Finite Element Simulation and Micro-Grain Size Analysis of Sheet Metal Casing by Hot Power Spinning

Abstract

Spinning is a typical continuous local plastic forming and an advanced manufacturing technology to achieve less cutting machining of thin-walled rotary parts. As the external bearing component of aero-engine, the mainstream manufacturing method of sheet metal casing is hot power spinning. Its forming quality includes dimensional, shape accuracy and macroscopic defects. The refinement and uniformity of micro grain size are also important indicators. The FE finite element) model of tapered sheet metal casing with variable wall thickness in hot power spinning was established by DEFORM-3D. The average deflection angle deviation Δθ and standard deviation of wall thickness error Δt was used as the evaluation indexes of 13 simulation schemes. The effect of the mandrel speed, the roller feed ratio, the roller fillet radius and the initial temperature on the forming quality was analyzed.
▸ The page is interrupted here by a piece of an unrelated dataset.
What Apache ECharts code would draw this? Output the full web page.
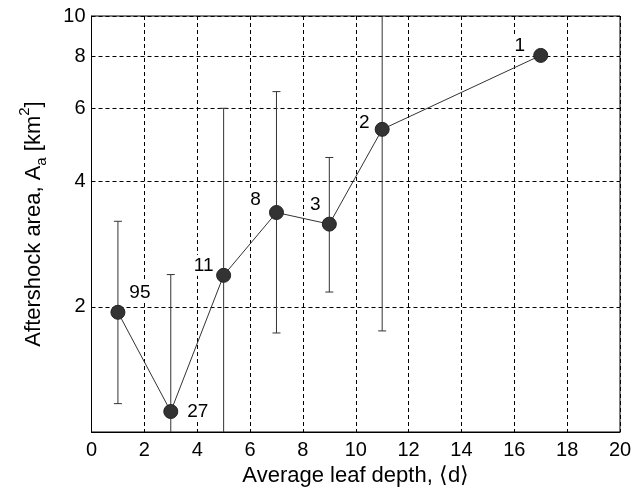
<!DOCTYPE html>
<html>
<head>
<meta charset="utf-8">
<script src="https://cdn.jsdelivr.net/npm/echarts@6/dist/echarts.min.js"></script>
<style>html,body{margin:0;padding:0;background:#fff;}#c{width:636px;height:493px;}</style>
</head>
<body>
<div id="c"></div>
<script>
// Data
var depth = [1, 3, 5, 7, 9, 11, 17];
var area = [1.94, 1.12, 2.38, 3.37, 3.16, 5.34, 8.04];
var errLow = [1.17, 0.9, 0.9, 1.73, 2.17, 1.75, null];
var errHigh = [3.21, 2.39, 6.0, 6.58, 4.57, 12, null];
var counts = [95, 27, 11, 8, 3, 2, 1];
var xTicks = [0, 2, 4, 6, 8, 10, 12, 14, 16, 18, 20];
var yTicks = [2, 4, 6, 8, 10];

// label offsets (styling)
var labelOffsets = [[22, -20], [27, 0], [-20, -10], [-21, -13], [-14, -19], [-18, -7], [-21, -10]];

var FONT = '"Liberation Sans", Arial, sans-serif';
var chart = echarts.init(document.getElementById('c'), null, {renderer: 'canvas'});

var lineData = depth.map(function (d, i) {
  return {
    value: [d, area[i]],
    label: {offset: labelOffsets[i]}
  };
});
var errData = depth.map(function (d, i) {
  return [d, errLow[i], errHigh[i]];
}).filter(function (r) { return r[1] != null; });

chart.setOption({
  animation: false,
  backgroundColor: '#fff',
  grid: {left: 91.5, right: 16, top: 16, bottom: 61, show: true, borderColor: '#000', borderWidth: 1, containLabel: false},
  xAxis: {
    type: 'value', min: 0, max: 20, interval: 2,
    axisLine: {show: true, onZero: false, lineStyle: {color: '#000', width: 1}},
    axisTick: {show: false},
    axisLabel: {color: '#000', fontSize: 20, fontFamily: FONT, margin: 8},
    splitLine: {show: true, lineStyle: {color: '#000', type: [4, 3], width: 1}},
    name: 'Average leaf depth, \u27e8d\u27e9',
    nameLocation: 'middle', nameGap: 31,
    nameTextStyle: {color: '#000', fontSize: 22, fontFamily: FONT}
  },
  yAxis: {
    type: 'log', logBase: 10, min: 1, max: 10,
    axisLine: {show: true, onZero: false, lineStyle: {color: '#000', width: 1}},
    axisTick: {show: false, customValues: yTicks},
    axisLabel: {color: '#000', fontSize: 20, fontFamily: FONT, margin: 6, customValues: yTicks},
    splitLine: {show: true, lineStyle: {color: '#000', type: [4, 3], width: 1}},
    name: 'Aftershock area, A{sub|a} [km{sup|2}]',
    nameLocation: 'middle', nameGap: 42, nameRotate: 90,
    nameTextStyle: {
      color: '#000', fontSize: 22, fontFamily: FONT, lineHeight: 32,
      rich: {
        sub: {fontSize: 15, fontFamily: FONT, color: '#000', verticalAlign: 'bottom', lineHeight: 15},
        sup: {fontSize: 15, fontFamily: FONT, color: '#000', verticalAlign: 'top', lineHeight: 15}
      }
    }
  },
  series: [
    {
      type: 'custom',
      clip: true,
      z: 2,
      data: errData,
      encode: {x: 0, y: [1, 2]},
      renderItem: function (params, api) {
        var x = api.value(0);
        var lo = api.coord([x, api.value(1)]);
        var hi = api.coord([x, api.value(2)]);
        var hw = 4;
        var st = {stroke: '#333', lineWidth: 1};
        return {
          type: 'group',
          children: [
            {type: 'line', shape: {x1: lo[0], y1: lo[1], x2: hi[0], y2: hi[1]}, style: st},
            {type: 'line', shape: {x1: lo[0] - hw, y1: lo[1], x2: lo[0] + hw, y2: lo[1]}, style: st},
            {type: 'line', shape: {x1: hi[0] - hw, y1: hi[1], x2: hi[0] + hw, y2: hi[1]}, style: st}
          ]
        };
      }
    },
    {
      type: 'line',
      z: 3,
      data: lineData,
      symbol: 'circle',
      symbolSize: 14,
      itemStyle: {color: '#333', borderColor: '#222', borderWidth: 1},
      lineStyle: {color: '#333', width: 1},
      label: {
        show: true, position: 'inside', color: '#000', fontSize: 19, fontFamily: FONT,
        backgroundColor: '#fff', padding: [1, 1],
        formatter: function (p) { return String(counts[p.dataIndex]); }
      }
    }
  ]
});
</script>
</body>
</html>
Through the spinning experiment of SXY1000 double-roller CNC spinning machine, the metallographic structure of different forming regions and the micro grain size under different temperatures and roller feed ratios are explored. The micro grain size of the formed part is more refined with the increase of the initial temperature. It decreases as the feed ratio increases, while the microscopic grain size uniformity decreases.